JAKARTA (RIAUPOS.CO) -- Gabungan Perusahaan Rokok (Gapero) Jawa Timur (Jatim) mengeluhkan kebijakan tarif cukai dan harga jual eceran (HJE) yang baru. Menurut mereka, aturan tersebut tidak berpihak pada industri hasil tembakau. Mereka berharap pemerintah mempertimbangkan kembali keputusan yang sudah dipublikasikan itu.
Ketua Gapero Surabaya Sulami Bahar mengatakan, tanpa kenaikan tarif cukai pun, industri hasil tembakau sudah tertekan. Sepanjang semester pertama tahun ini, kinerja industri hasil tembakau turun sekitar 8,6 persen.
"Kalau sudah diberlakukan nanti, volume produksi kami bisa turun 15 persen pada 2020," ungkapnya, Kamis (19/9).
Tahun depan pemerintah akan memberlakukan tarif cukai sebesar 23 persen. Itu membuat HJE meningkat sekitar 35 persen.
"Keputusan yang sangat eksesif. Biasanya hanya 10 persen rata-rata," katanya. Dampak dari kebijakan itu, menurut dia, adalah rasionalisasi alias pengurangan tenaga kerja.
Sementara itu, Direksi PT HM Sampoerna Tbk Troy J Modlin menyatakan bahwa kebijakan tarif cukai dan harga jual eceran (HJE) yang baru akan membuat persaingan makin tidak sehat.

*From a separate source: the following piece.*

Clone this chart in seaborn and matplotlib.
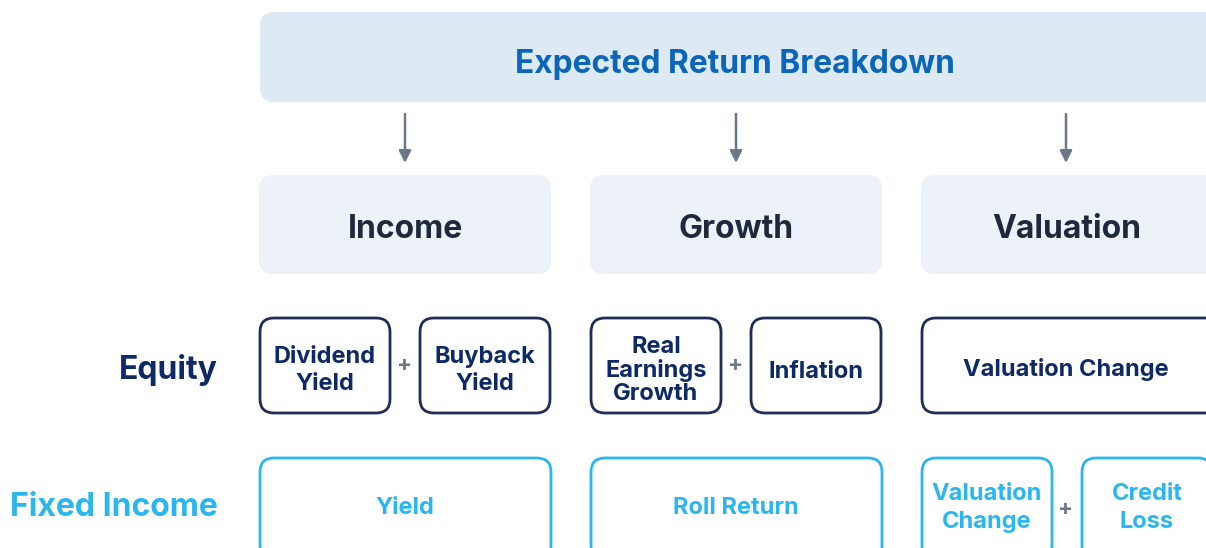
import matplotlib
matplotlib.use("Agg")
import matplotlib.pyplot as plt
from matplotlib.patches import FancyBboxPatch
import seaborn as sns

sns.set_theme(style="white")
plt.rcParams['font.family'] = ['Inter', 'DejaVu Sans']

# ---- content ----
title = "Expected Return Breakdown"
categories = ["Income", "Growth", "Valuation"]
row_labels = ["Equity", "Fixed Income"]
equity_items = [["Dividend\nYield", "Buyback\nYield"],
                ["Real\nEarnings\nGrowth", "Inflation"],
                ["Valuation Change"]]
fixed_items = [["Yield"], ["Roll Return"], ["Valuation\nChange", "Credit\nLoss"]]

# ---- styles ----
C_TITLE = "#0B65B8"
C_BANNER = "#DDE9F3"
C_CAT_BG = "#EDF2F9"
C_CAT_TXT = "#1E2A3B"
C_NAVY = "#0E2A66"
C_NAVY_EDGE = "#1F2D57"
C_SKY = "#2AB6EE"
C_GREY = "#6B7888"
FW = "bold"

W, H = 1206, 548
fig = plt.figure(figsize=(W / 100, H / 100), dpi=100)
ax = fig.add_axes([0, 0, 1, 1])
ax.set_xlim(0, W)
ax.set_ylim(H, 0)
ax.axis("off")

def rbox(x0, y0, x1, y1, fc, ec, lw, r):
    p = FancyBboxPatch((x0 + r, y0 + r), (x1 - x0) - 2 * r, (y1 - y0) - 2 * r,
                       boxstyle=f"round,pad={r}", fc=fc, ec=ec, lw=lw,
                       mutation_aspect=1, clip_on=True)
    ax.add_patch(p)

# banner
rbox(260, 12, 1230, 102, C_BANNER, "none", 0, 14)
ax.text(735, 64, title, ha="center", va="center", fontsize=22.8, fontweight=FW,
        color=C_TITLE)

col_x = [(259, 551), (590, 882), (921, 1230)]
centers = [405, 736, 1066]

for (x0, x1), cx, cat in zip(col_x, centers, categories):
    ax.annotate("", xy=(cx, 163), xytext=(cx, 114),
                arrowprops=dict(arrowstyle="-|>,head_length=0.6,head_width=0.3",
                                color=C_GREY, lw=1.8, shrinkA=0, shrinkB=0))
    rbox(x0, 175, x1, 274, C_CAT_BG, "none", 0, 14)
    ax.text((x0 + min(x1, 1212)) / 2, 229, cat, ha="center", va="center",
            fontsize=23, fontweight=FW, color=C_CAT_TXT)

def row(items, y0, y1, ec, tc, linesp, ls3, dy_single, dy_multi, dy_one):
    for (x0, x1), cx, its in zip(col_x, centers, items):
        ym = (y0 + y1) / 2
        if len(its) == 1:
            rbox(x0 + 1, y0, x1, y1, "white", ec, 2.0, 14)
            ax.text((x0 + min(x1, 1210)) / 2, ym + dy_single, its[0], ha="center",
                    va="center", fontsize=17, fontweight=FW, color=tc)
        else:
            w = 130
            pos = [(x0 + 1, x0 + 1 + w), (x0 + 161, x0 + 161 + w)]
            for (a, b), t in zip(pos, its):
                n = t.count("\n") + 1
                ls = ls3 if n == 3 else linesp
                dy = dy_one if n == 1 else dy_multi
                rbox(a, y0, b, y1, "white", ec, 2.0, 14)
                ax.text((a + b) / 2, ym + dy, t, ha="center", va="center",
                        fontsize=17, fontweight=FW, color=tc, linespacing=ls)
            ax.text(cx, ym, "+", ha="center", va="center", fontsize=16,
                    fontweight="bold", color=C_GREY)

row(equity_items, 318, 413, C_NAVY_EDGE, C_NAVY, 1.35, 1.07, 4, 5, 6)
row(fixed_items, 458, 560, C_SKY, C_SKY, 1.3, 1.07, -1, -1, -1)

ax.text(218, 370, row_labels[0], ha="right", va="center", fontsize=23,
        fontweight=FW, color=C_NAVY)
ax.text(218, 507, row_labels[1], ha="right", va="center", fontsize=23,
        fontweight=FW, color=C_SKY)

fig.savefig("out.png", dpi=100)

Celah regulasi itu bisa dimanfaatkan pelaku bisnis tembakau multinasional untuk mendominasi pasar. Khususnya produsen sigaret putih mesin (SPM) dan sigaret keretek mesin (SKM).
Saat ini pemerintah membagi golongan produsen rokok menjadi dua. Golongan pertama adalah produsen dengan nilai produksi 3 miliar batang rokok.
Golongan kedua adalah produsen yang revenue-nya kurang dari 3 miliar batang per tahun. Troy khawatir ada produsen yang sengaja menekan produksinya di bawah 3 miliar batang per tahun agar masuk golongan kedua.